My Father saw action at Gallipoli, so I was interested in this connection, as HMS M.33 is the last surviving ship that served at that campaign. He served in HMS M19 with the Royal Marine Light Infantry as a Naval gun layer being part of the gun crew for her 9.2 inch MKV1 gun. On the 4 December 1915, while bombing Turkish trenches, the gun exploded killing one man and injuring several others and setting fire to the ship. If only I had listened more and asked more questions!

Onboard HMS M.33

I find meeting and talking with visitors about the history of M33 really fascinating, and love listening to their stories. Some have family members or personal experiences from the Great War to Vietnam and beyond.

Part of HMS M.33’s original armament were Vickers MK1 303 inch water-cooled medium machine guns which operated on the maxim principal, which was common to most protagonist machine guns of the Great War. The use of similar guns is featured in the film shown to visitors on board the ship, which shows their importance in the Turkish defence, inflicting many casualties during the landings.

HMS M.33's Connections to the Australian Forces

HMS M.33 has a pair of Vickers guns which we have set up for visitors to view. It was while removing the guns from their storage chests that I found packing notes from the Australian Military Force, Damascus Barrack, Meeandan, Queensland (near Brisbane), dated 1948 and 1952. I decided to look a bit deeper in to their provenance and later discovered that Vickers guns were manufactured at the Australian Small Arms factory Lithgow.

I then discovered the Lithgow Small Arms Factory Museum, which is independent from the current factory site (which is now run by Thales). I emailed them the serial numbers from the HMS M.33 guns, asking if they had any information, and received a reply from their custodian, Donna. Donna confirmed that both serial numbers fit with Lithgow-made Vickers guns, along with other marks used by feeder factories Bathurst, Orange, Cowra and Parkes.

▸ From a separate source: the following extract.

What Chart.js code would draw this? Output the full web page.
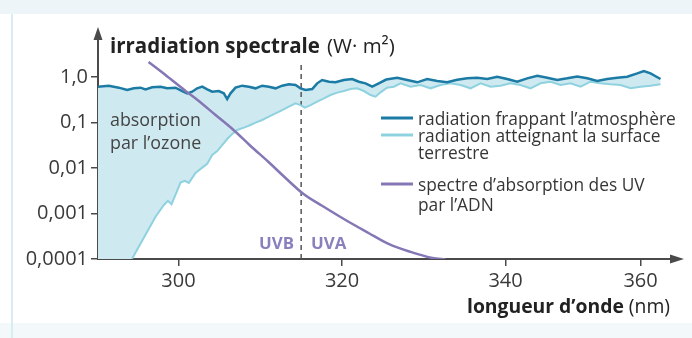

There is such a strong link between HMS M.33 and the Australian forces. The ship’s participation in the Gallipoli campaign was in support of the troops ashore, many of them from the Australian Imperial Forces. It seemed very fitting to discover this extra link between the ship and the far side of the world.

Anzac Day Memorial Services

With fellow volunteers Brian and Richard, I arranged a Remembrance service on board HMS M.33 for Anzac Day 2019. A Naval Base Padre conducted the service and there was a Lieutenant Commander from the Royal Australian Navy in attendance. He later commented that it was the best Anzac Day service he had attended!

We then started to arrange a Remembrance service for 2020 with the help of the Volunteer Co-ordinator at NMRN, and a Naval Base Padre. Invitations were sent out to the Australian, New Zealand and Turkish Embassies as well as local politicians. Unfortunately, due to the pandemic, last year and this year we were unable to hold the service, but we are hopeful of a service going ahead for Anzac Day 2022.

Thank You Andy

As an organisation The National Museum of the Royal Navy is extremely lucky to have some brilliant volunteers like Andy that help us in many different ways at our museums. Often they have great stories, insights and connections to the ships, aircraft and artefacts on display, and it's a honour to be able to share these stories with you.